Running is cheap. Running doesn't care how much money you make. It only cares about your work ethic and your mileage. Runners are also humble. This happens in an egalitarian sport where you not only compete against living competitors but against history as well. In the USA, runners aspire to be like their gritty heroes from the 70s and early 80s who competed on high mileage, beer, and pizza crusts dipped in mayonnaise. Being poor is seen as a competitive advantage because it makes you hungry to win.

Ultra running takes running to an even tougher level by hitting the trails and the deserts and extending the distance to soul crushing levels. Yet, the top competitors in ultra running are guys like Anton Krupicka who may spend part of the year living out of his truck or 60-year-old Marco Olmo, a blue collar Italian who beats competitors half his age.



These guys are skinny, but they are tough. They don't give a fuck that you have an MBA and drive a BMW. Money and status vanish at the starting line. The thing being tested is not your net worth, but the character it takes to run lonely roads and trails mile after mile in preparation for the event. This is purity.

Not everything is perfect in the running world. Despite being tough, runners can be a whiny, grumpy lot. This is because of injury. Runners get injured. Talk to any runner for any length of time, and you will hear of blisters, black toenails, sciatica, plantar fasciitis, iliotibial band syndrome, stress fractures, shin splints, and on and on. Runners are either injured or dreading future injuries. The irony is that the runners who whine the loudest are the ones who run the fastest. Every runner is a crybaby pussy almost as an act of defensive pessimism and humility. Then, the gun goes off, and these self-confessed cripples take off like the resurrection.

Runners walk the knife edge between peak fitness and injury. There is something admirable about an athlete that will put in 100+ mile weeks but says stuff like, "I hope my knee holds out for the race." That is humility and an acknowledgement of limitations.
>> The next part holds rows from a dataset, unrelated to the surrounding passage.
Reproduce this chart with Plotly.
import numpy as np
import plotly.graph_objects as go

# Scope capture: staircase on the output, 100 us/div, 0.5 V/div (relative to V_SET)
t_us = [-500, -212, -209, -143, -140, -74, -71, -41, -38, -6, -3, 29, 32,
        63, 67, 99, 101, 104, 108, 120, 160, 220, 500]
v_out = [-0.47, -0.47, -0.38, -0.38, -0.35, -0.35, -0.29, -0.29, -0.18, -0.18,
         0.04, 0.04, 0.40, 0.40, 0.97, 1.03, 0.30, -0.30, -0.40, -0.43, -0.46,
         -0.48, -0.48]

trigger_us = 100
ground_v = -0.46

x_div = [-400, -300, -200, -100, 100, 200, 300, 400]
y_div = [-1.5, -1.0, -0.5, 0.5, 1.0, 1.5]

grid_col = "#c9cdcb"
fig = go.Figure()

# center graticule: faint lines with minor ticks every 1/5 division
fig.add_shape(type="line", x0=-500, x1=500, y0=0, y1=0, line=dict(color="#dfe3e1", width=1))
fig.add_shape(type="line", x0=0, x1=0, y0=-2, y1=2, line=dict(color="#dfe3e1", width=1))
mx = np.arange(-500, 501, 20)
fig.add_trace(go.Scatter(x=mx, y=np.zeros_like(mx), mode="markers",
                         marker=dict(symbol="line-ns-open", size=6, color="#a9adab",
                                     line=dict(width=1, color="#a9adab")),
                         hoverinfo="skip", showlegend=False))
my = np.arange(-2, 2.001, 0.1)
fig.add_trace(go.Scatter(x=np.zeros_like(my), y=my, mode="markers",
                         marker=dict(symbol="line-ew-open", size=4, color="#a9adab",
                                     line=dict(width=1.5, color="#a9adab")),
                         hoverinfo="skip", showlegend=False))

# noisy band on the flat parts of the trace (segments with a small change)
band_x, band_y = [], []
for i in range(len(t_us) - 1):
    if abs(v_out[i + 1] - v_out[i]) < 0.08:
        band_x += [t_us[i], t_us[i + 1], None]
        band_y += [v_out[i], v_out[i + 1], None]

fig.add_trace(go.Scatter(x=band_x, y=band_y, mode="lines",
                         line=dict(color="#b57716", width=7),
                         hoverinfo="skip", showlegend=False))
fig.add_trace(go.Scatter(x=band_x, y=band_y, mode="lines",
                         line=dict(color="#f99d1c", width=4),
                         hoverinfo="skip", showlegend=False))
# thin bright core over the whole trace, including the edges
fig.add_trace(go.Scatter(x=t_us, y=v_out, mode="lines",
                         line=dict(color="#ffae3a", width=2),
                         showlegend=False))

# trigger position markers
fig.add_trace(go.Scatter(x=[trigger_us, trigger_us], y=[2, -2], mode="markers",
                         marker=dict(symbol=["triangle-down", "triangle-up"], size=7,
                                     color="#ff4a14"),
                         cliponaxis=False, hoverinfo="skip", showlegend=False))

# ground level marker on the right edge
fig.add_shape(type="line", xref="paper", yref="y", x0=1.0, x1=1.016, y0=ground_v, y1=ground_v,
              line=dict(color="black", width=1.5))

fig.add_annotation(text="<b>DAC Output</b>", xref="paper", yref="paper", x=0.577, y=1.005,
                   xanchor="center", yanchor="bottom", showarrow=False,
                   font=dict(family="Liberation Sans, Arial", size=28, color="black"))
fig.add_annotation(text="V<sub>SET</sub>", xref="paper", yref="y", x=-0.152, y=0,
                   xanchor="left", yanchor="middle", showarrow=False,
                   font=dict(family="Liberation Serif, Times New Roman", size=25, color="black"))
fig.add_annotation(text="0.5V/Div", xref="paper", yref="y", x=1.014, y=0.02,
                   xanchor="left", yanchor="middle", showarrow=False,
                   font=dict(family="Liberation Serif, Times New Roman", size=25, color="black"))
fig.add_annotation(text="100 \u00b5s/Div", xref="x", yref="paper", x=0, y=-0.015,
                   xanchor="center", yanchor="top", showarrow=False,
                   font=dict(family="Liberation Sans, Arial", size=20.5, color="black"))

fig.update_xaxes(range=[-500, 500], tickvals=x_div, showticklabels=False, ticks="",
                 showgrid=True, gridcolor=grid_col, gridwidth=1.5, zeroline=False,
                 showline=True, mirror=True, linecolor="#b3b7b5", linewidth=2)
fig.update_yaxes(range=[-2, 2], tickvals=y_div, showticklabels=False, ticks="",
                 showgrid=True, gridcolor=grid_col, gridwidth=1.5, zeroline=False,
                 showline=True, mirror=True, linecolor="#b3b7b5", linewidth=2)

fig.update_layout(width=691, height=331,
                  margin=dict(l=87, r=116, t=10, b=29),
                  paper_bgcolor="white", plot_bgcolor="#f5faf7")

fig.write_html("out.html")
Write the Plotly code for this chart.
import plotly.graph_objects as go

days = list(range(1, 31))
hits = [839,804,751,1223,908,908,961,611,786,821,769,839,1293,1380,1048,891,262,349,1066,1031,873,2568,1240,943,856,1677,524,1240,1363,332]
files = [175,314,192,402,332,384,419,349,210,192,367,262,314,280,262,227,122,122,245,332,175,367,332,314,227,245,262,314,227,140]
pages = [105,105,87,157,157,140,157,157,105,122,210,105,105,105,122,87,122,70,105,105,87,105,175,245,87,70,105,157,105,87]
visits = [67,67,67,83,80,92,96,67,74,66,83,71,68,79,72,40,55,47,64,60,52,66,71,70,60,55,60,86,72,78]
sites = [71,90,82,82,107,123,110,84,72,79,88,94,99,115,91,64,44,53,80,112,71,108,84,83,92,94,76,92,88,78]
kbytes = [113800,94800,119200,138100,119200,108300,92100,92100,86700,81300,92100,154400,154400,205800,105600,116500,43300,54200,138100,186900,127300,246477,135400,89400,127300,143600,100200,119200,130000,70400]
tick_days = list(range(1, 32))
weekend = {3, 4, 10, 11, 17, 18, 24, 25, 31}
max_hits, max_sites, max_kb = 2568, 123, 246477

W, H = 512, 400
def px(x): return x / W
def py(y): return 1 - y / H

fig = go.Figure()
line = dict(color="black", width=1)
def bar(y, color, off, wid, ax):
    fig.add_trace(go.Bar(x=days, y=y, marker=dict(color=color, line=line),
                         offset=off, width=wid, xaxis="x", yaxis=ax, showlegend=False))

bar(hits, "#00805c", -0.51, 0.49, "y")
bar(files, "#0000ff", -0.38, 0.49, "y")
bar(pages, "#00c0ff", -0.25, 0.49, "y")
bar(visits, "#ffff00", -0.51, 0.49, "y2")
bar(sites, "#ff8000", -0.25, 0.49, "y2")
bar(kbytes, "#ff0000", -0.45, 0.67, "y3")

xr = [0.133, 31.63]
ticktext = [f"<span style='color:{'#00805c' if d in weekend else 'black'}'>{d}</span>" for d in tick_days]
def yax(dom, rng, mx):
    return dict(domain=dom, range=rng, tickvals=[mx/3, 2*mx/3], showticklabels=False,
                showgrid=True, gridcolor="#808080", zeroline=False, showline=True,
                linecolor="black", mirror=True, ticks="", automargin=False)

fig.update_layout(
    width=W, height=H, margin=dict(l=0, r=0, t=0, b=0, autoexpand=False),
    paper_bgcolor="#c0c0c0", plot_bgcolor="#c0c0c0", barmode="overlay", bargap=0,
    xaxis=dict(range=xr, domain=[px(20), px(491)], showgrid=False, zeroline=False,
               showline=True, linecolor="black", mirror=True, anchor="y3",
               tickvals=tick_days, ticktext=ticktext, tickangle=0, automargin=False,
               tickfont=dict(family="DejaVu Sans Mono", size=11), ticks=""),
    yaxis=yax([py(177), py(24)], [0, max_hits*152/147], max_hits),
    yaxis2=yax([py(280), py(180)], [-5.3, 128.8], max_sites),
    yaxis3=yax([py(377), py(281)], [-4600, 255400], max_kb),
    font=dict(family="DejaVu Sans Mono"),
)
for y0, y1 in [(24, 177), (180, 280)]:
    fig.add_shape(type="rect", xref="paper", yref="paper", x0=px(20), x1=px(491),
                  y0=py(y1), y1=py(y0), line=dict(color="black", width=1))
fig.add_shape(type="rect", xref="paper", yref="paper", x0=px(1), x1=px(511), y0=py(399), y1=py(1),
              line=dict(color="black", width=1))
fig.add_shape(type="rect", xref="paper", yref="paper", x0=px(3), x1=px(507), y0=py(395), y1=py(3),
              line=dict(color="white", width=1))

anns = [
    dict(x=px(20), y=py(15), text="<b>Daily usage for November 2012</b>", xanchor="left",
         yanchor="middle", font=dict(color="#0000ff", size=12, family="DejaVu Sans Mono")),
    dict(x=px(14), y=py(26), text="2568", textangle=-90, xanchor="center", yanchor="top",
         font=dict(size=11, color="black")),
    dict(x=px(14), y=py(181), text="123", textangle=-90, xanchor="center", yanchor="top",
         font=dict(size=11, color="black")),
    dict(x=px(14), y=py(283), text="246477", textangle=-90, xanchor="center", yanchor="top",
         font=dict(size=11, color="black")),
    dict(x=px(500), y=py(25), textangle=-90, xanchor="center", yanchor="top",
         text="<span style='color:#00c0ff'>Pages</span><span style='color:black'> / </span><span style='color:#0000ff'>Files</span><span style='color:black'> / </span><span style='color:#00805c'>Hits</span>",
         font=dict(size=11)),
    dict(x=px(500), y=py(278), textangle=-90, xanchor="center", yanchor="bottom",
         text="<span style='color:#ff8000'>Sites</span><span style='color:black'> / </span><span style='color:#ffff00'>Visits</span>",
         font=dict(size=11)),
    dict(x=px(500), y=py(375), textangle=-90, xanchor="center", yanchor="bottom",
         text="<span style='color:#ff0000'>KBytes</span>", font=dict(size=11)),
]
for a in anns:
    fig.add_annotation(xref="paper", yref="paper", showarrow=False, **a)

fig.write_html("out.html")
Yet, runners push those limitations. Running is one of the few sports where the old timers are often as admirable as the runners in their prime.



Running is not just a sport but a lifestyle. It isn't just something you do when you are young but something you pursue for a lifetime. You get slower as you get older, but runners look forward to birthdays because it gives them the chance to compete for age group records. Some might laugh at these geezers, but it is hard to mock a 70-year-old who can run a sub-3 marathon. The rest of us will be playing shuffleboard and wearing Depends at that age.

Running is a tough sport. Almost anyone can do it, but it is painful. Training and racing is often a crucible of torture. This isn't surfing. This is suffering. Running is elemental in its simplicity but complex in the varieties of pain it inflicts. From the wall of the marathon to the lung searing kick of the mile to the utter emotional despair of the ultra, running is hell. To be a runner is to be intimately acquainted with pain. It takes a certain level of masochism to be a runner, but there is joy in that suffering. Runners spend a lot of time in their heads. They learn things about themselves. Running has a way of clearing away the bullshit. Training is like meditation. The body pumps out endorphins to ease the suffering. There are depressing lows but unbelievable highs as well. It is introspection and mysticism. The hardest part of running is not so much the physical as the mental. Runners spend a lot of time with their thoughts.



Triathlon is flashier. Golf is less painful. Bowling is more fun. But running is almost the perfect sport. It is cheap. It is always available. It will get you in unbelievable shape. It will build your character. It will humble you. Plus, you don't have to shave any body parts. You can do it for a lifetime, and it doesn't matter if you are rich or poor. You can start anywhere, but where you finish is all up to you.

In life I’m a loser, I was born poor, as I am still poor now. I run to revenge myself.